7. Of course, “mad” characters aren’t always eccentric. They can also be just plain angry, like the character Anger in Pixar’s Inside/Out. The character’s shapes for the emotions of a young girl named Riley were very specific to the emotion (like Joy representing a bright “star” and Fear a nerve ending). Anger, with his “hot” temper, was a little red fire brick.

8. One of the most popular tropes in horror and mystery today is that of the “mad scientist,” and no one has been rewritten, redeveloped, and portrayed more than Victor Frankenstein, the title character from the gothic classic Mary Shelly started writing when she was only 18. She possibly got the idea for the character when she visited the German town of Gernsheim, where she learned of an alchemist named Johann Conrad Dippel who did several “mad” experiments trying to bring life from death.

9. Everyone who followed the HBO adaptation of George R. R. Martin’s Game of Thrones knows Daenerys Targaryen well, and is now getting to know the Targaryen history more in the prequel, House of The Dragon.
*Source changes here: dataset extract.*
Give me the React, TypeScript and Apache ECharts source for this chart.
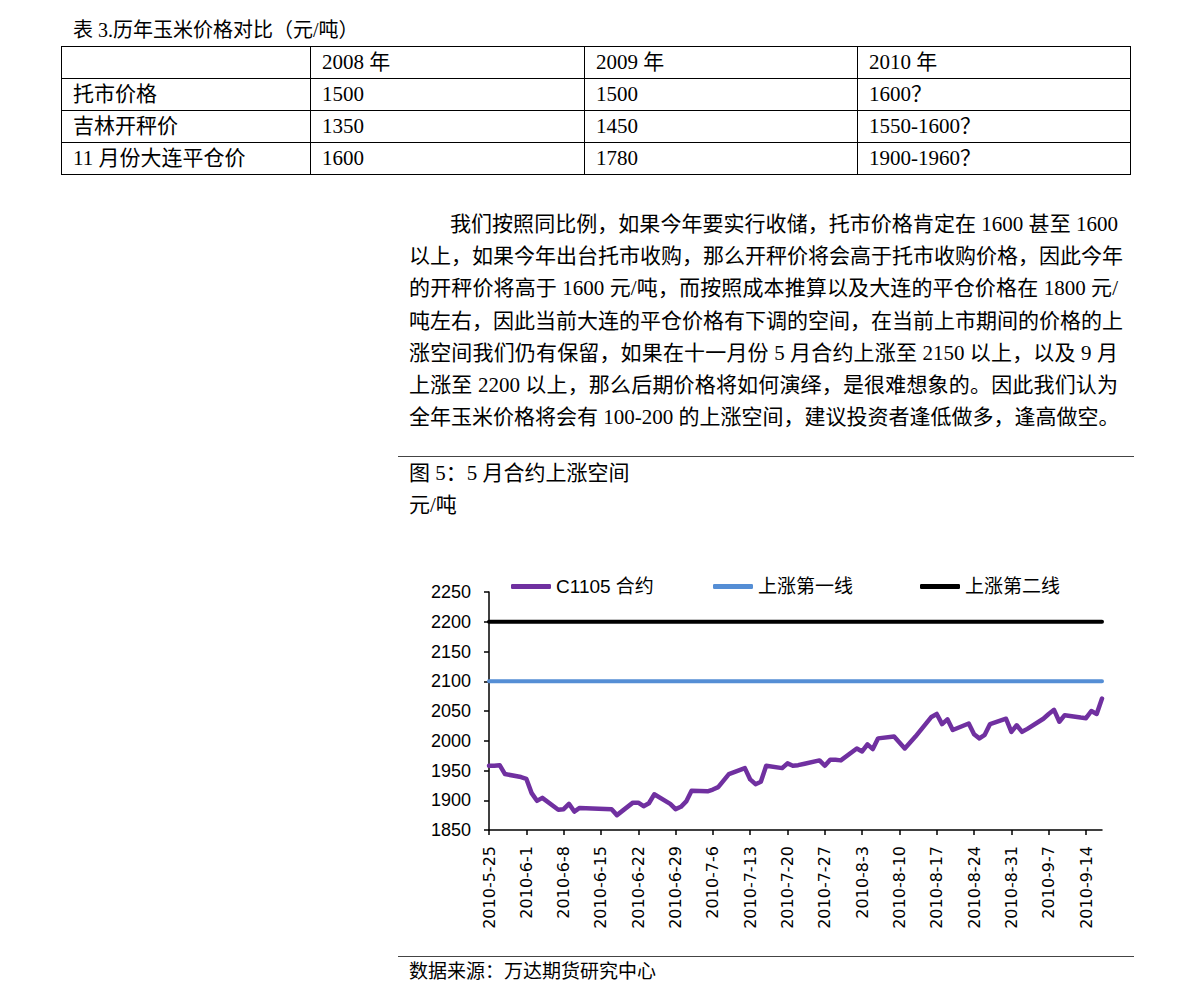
import React, { useEffect, useRef } from "react";
import * as echarts from "echarts";

// ---------- page texts ----------
const tableTitle = "表 3.历年玉米价格对比（元/吨）";
const tableHeaders = ["", "2008 年", "2009 年", "2010 年"];
const tableRowLabels = ["托市价格", "吉林开秤价", "11 月份大连平仓价"];
const price2008 = ["1500", "1350", "1600"];
const price2009 = ["1500", "1450", "1780"];
const price2010 = ["1600？", "1550-1600？", "1900-1960？"];

const paragraphLines = [
  "我们按照同比例，如果今年要实行收储，托市价格肯定在 1600 甚至 1600",
  "以上，如果今年出台托市收购，那么开秤价将会高于托市收购价格，因此今年",
  "的开秤价将高于 1600 元/吨，而按照成本推算以及大连的平仓价格在 1800 元/",
  "吨左右，因此当前大连的平仓价格有下调的空间，在当前上市期间的价格的上",
  "涨空间我们仍有保留，如果在十一月份 5 月合约上涨至 2150 以上，以及 9 月",
  "上涨至 2200 以上，那么后期价格将如何演绎，是很难想象的。因此我们认为",
  "全年玉米价格将会有 100-200 的上涨空间，建议投资者逢低做多，逢高做空。",
];

const chartTitle = "图 5：5 月合约上涨空间";
const chartUnit = "元/吨";
const sourceNote = "数据来源：万达期货研究中心";

// ---------- chart data ----------
const seriesNames = ["C1105 合约", "上涨第一线", "上涨第二线"];

const tradingDates = [
  "2010-5-25", "2010-5-26", "2010-5-27", "2010-5-28",
  "2010-5-31", "2010-6-1", "2010-6-2", "2010-6-3", "2010-6-4",
  "2010-6-7", "2010-6-8", "2010-6-9", "2010-6-10", "2010-6-11",
  "2010-6-17", "2010-6-18",
  "2010-6-21", "2010-6-22", "2010-6-23", "2010-6-24", "2010-6-25",
  "2010-6-28", "2010-6-29", "2010-6-30", "2010-7-1", "2010-7-2",
  "2010-7-5", "2010-7-6", "2010-7-7", "2010-7-8", "2010-7-9",
  "2010-7-12", "2010-7-13", "2010-7-14", "2010-7-15", "2010-7-16",
  "2010-7-19", "2010-7-20", "2010-7-21", "2010-7-22", "2010-7-23",
  "2010-7-26", "2010-7-27", "2010-7-28", "2010-7-29", "2010-7-30",
  "2010-8-2", "2010-8-3", "2010-8-4", "2010-8-5", "2010-8-6",
  "2010-8-9", "2010-8-10", "2010-8-11", "2010-8-12", "2010-8-13",
  "2010-8-16", "2010-8-17", "2010-8-18", "2010-8-19", "2010-8-20",
  "2010-8-23", "2010-8-24", "2010-8-25", "2010-8-26", "2010-8-27",
  "2010-8-30", "2010-8-31", "2010-9-1", "2010-9-2", "2010-9-3",
  "2010-9-6", "2010-9-7", "2010-9-8", "2010-9-9", "2010-9-10",
  "2010-9-13", "2010-9-14", "2010-9-15", "2010-9-16", "2010-9-17",
];

const c1105Prices = [
  1958, 1958, 1959, 1944,
  1939, 1936, 1912, 1899, 1904,
  1884, 1885, 1894, 1881, 1887,
  1885, 1875,
  1896, 1896, 1890, 1895, 1910,
  1894, 1885, 1889, 1898, 1916,
  1915, 1918, 1922, 1933, 1944,
  1954, 1935, 1927, 1931, 1958,
  1954, 1962, 1958, 1959, 1961,
  1967, 1958, 1968, 1968, 1967,
  1987, 1982, 1994, 1986, 2004,
  2007, 1997, 1987, 1997, 2007,
  2040, 2045, 2028, 2036, 2018,
  2029, 2011, 2004, 2010, 2028,
  2037, 2015, 2026, 2015, 2020,
  2037, 2045, 2052, 2032, 2043,
  2039, 2038, 2050, 2045, 2071,
];

const firstLineLevel = 2100;
const secondLineLevel = 2200;

const xTickDates = [
  "2010-5-25", "2010-6-1", "2010-6-8", "2010-6-15", "2010-6-22", "2010-6-29",
  "2010-7-6", "2010-7-13", "2010-7-20", "2010-7-27", "2010-8-3", "2010-8-10",
  "2010-8-17", "2010-8-24", "2010-8-31", "2010-9-7", "2010-9-14",
];
const axisStartDate = "2010-5-25";
const axisEndDate = "2010-9-17";
const yMin = 1850;
const yMax = 2250;
const yStep = 50;

// ---------- helpers ----------
const parseDate = (s: string) => {
  const [y, m, d] = s.split("-").map(Number);
  return Date.UTC(y, m - 1, d);
};
const baseTime = parseDate(axisStartDate);
const dayOffset = (s: string) => Math.round((parseDate(s) - baseTime) / 86400000);
const dayLabel = (v: number) => {
  const t = new Date(baseTime + Math.round(v) * 86400000);
  return `${t.getUTCFullYear()}-${t.getUTCMonth() + 1}-${t.getUTCDate()}`;
};

const serifFont = '"Liberation Serif", "Noto Sans CJK SC", serif';
const sansFont = '"Liberation Sans", "Noto Sans CJK SC", sans-serif';

function Chart() {
  const ref = useRef<HTMLDivElement>(null);
  useEffect(() => {
    if (!ref.current) return;
    const chart = echarts.init(ref.current, null, { renderer: "svg" });
    const xs = tradingDates.map(dayOffset);
    const tickDays = xTickDates.map(dayOffset);
    const legendText = { fontSize: 19, color: "#000", fontFamily: sansFont };
    const colors = ["#7030A0", "#558ED5", "#000000"];
    chart.setOption({
      animation: false,
      color: colors,
      legend: [
        { data: [seriesNames[0]], left: 113, top: 37, padding: 0, icon: "roundRect", itemWidth: 40, itemHeight: 5, itemGap: 0, textStyle: legendText },
        { data: [seriesNames[1]], left: 315, top: 37, padding: 0, icon: "roundRect", itemWidth: 40, itemHeight: 5, itemGap: 0, textStyle: legendText },
        { data: [seriesNames[2]], left: 522, top: 37, padding: 0, icon: "roundRect", itemWidth: 40, itemHeight: 5, itemGap: 0, textStyle: legendText },
      ],
      grid: { left: 91, top: 52, width: 613, height: 238, containLabel: false },
      xAxis: {
        type: "value",
        min: dayOffset(axisStartDate),
        max: dayOffset(axisEndDate),
        splitLine: { show: false },
        axisLine: { show: true, lineStyle: { color: "#000", width: 1.5 } },
        axisTick: { show: true, length: 5, customValues: tickDays, lineStyle: { color: "#000", width: 1.5 } },
        axisLabel: {
          customValues: tickDays,
          rotate: 90,
          margin: 16,
          fontSize: 16,
          fontFamily: '"DejaVu Sans", sans-serif',
          color: "#000",
          formatter: (v: number) => dayLabel(v),
        },
      },
      yAxis: {
        type: "value",
        min: yMin,
        max: yMax,
        interval: yStep,
        splitLine: { show: false },
        axisLine: { show: true, lineStyle: { color: "#000", width: 1.5 } },
        axisTick: { show: true, length: 5, lineStyle: { color: "#000", width: 1.5 } },
        axisLabel: {
          margin: 18,
          fontSize: 18,
          fontFamily: sansFont,
          color: "#000",
          formatter: (v: number) => String(v),
        },
      },
      series: [
        {
          name: seriesNames[0],
          type: "line",
          symbol: "none",
          data: xs.map((x, i) => [x, c1105Prices[i]]),
          lineStyle: { width: 4.5, color: colors[0], cap: "round", join: "round" },
          z: 4,
        },
        {
          name: seriesNames[1],
          type: "line",
          symbol: "none",
          data: xs.map((x) => [x, firstLineLevel]),
          lineStyle: { width: 4, color: colors[1], cap: "round" },
          z: 3,
        },
        {
          name: seriesNames[2],
          type: "line",
          symbol: "none",
          data: xs.map((x) => [x, secondLineLevel]),
          lineStyle: { width: 4, color: colors[2], cap: "round" },
          z: 3,
        },
      ],
    });
    return () => chart.dispose();
  }, []);
  return <div ref={ref} style={{ position: "absolute", left: 398, top: 540, width: 736, height: 415 }} />;
}

export default function App() {
  const colWidths = [249, 274, 273, 273];
  const rows = tableRowLabels.map((label, i) => [label, price2008[i], price2009[i], price2010[i]]);
  const cell = (content: string, w: number, key: number) => (
    <td
      key={key}
      style={{
        width: w,
        border: "1.3px solid #000",
        padding: "0 0 0 11px",
        height: 31,
        fontSize: 21,
        lineHeight: "31px",
        verticalAlign: "middle",
        whiteSpace: "nowrap",
        boxSizing: "border-box",
      }}
    >
      {content}
    </td>
  );
  return (
    <div
      style={{
        position: "absolute",
        left: 0,
        top: 0,
        width: 1191,
        height: 1004,
        background: "#fff",
        overflow: "hidden",
        fontFamily: serifFont,
        color: "#000",
      }}
    >
      <div style={{ position: "absolute", left: 73, top: 17, fontSize: 20, lineHeight: "26px", whiteSpace: "nowrap" }}>
        {tableTitle}
      </div>
      <table
        style={{
          position: "absolute",
          left: 61,
          top: 46,
          width: 1069,
          borderCollapse: "collapse",
          tableLayout: "fixed",
        }}
      >
        <tbody>
          <tr>{tableHeaders.map((h, j) => cell(h, colWidths[j], j))}</tr>
          {rows.map((r, i) => (
            <tr key={i}>{r.map((c, j) => cell(c, colWidths[j], j))}</tr>
          ))}
        </tbody>
      </table>

      {paragraphLines.map((line, i) => (
        <div
          key={i}
          style={{
            position: "absolute",
            left: i === 0 ? 450 : 409,
            top: 208 + i * 32.2,
            width: i === 0 ? 668 : 709,
            height: 32,
            fontSize: 21,
            lineHeight: "32px",
            whiteSpace: "nowrap",
            textAlign: "justify",
            textAlignLast: "justify",
          }}
        >
          {line}
        </div>
      ))}

      <div style={{ position: "absolute", left: 398, top: 456, width: 736, height: 0, borderTop: "1.3px solid #444" }} />
      <div style={{ position: "absolute", left: 409, top: 460, fontSize: 21, lineHeight: "26px", whiteSpace: "nowrap" }}>
        {chartTitle}
      </div>
      <div style={{ position: "absolute", left: 409, top: 492, fontSize: 21, lineHeight: "26px", whiteSpace: "nowrap" }}>
        {chartUnit}
      </div>

      <Chart />

      <div style={{ position: "absolute", left: 398, top: 956, width: 736, height: 0, borderTop: "1.3px solid #444" }} />
      <div style={{ position: "absolute", left: 409, top: 960, fontSize: 19, lineHeight: "24px", whiteSpace: "nowrap" }}>
        {sourceNote}
      </div>
    </div>
  );
}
Yet, don’t forget Daenerys’s father was known famously as the “Mad King” in Westeros, Aerys II Targaryen. He was a cruel, tyrannical leader who was so “mad” by the end of the realm he was killed by Jaime Lannister. Fans of the story know the Lannister history after that.

Yet, everything in Martin’s lore is more complicated than it looks. Here’s a little more about Aerys II:

10. MAD Magazine, the long-running comic that makes fun of everything from politics to entertainment to advertising to other comics, was not named by founder, Maxwell Gaines. Originally part of the horror and crime publishing group, EC Comics, the humor comics were often casually referred to as “EC’s mad mags,” and writer Harvey Kurtzman simply shortened the phrase. Soon MAD Magazine became the unofficial/official title. The first issue in 1952 was even titled “Tales Calculated to Drive You Mad.” As for the name of its mascot, Alfred E. Newman, well, that’s a whole other story.

So, enjoy the frivolity and madness of March and spring, pull up a chair, and have some tea. We’re all mad here.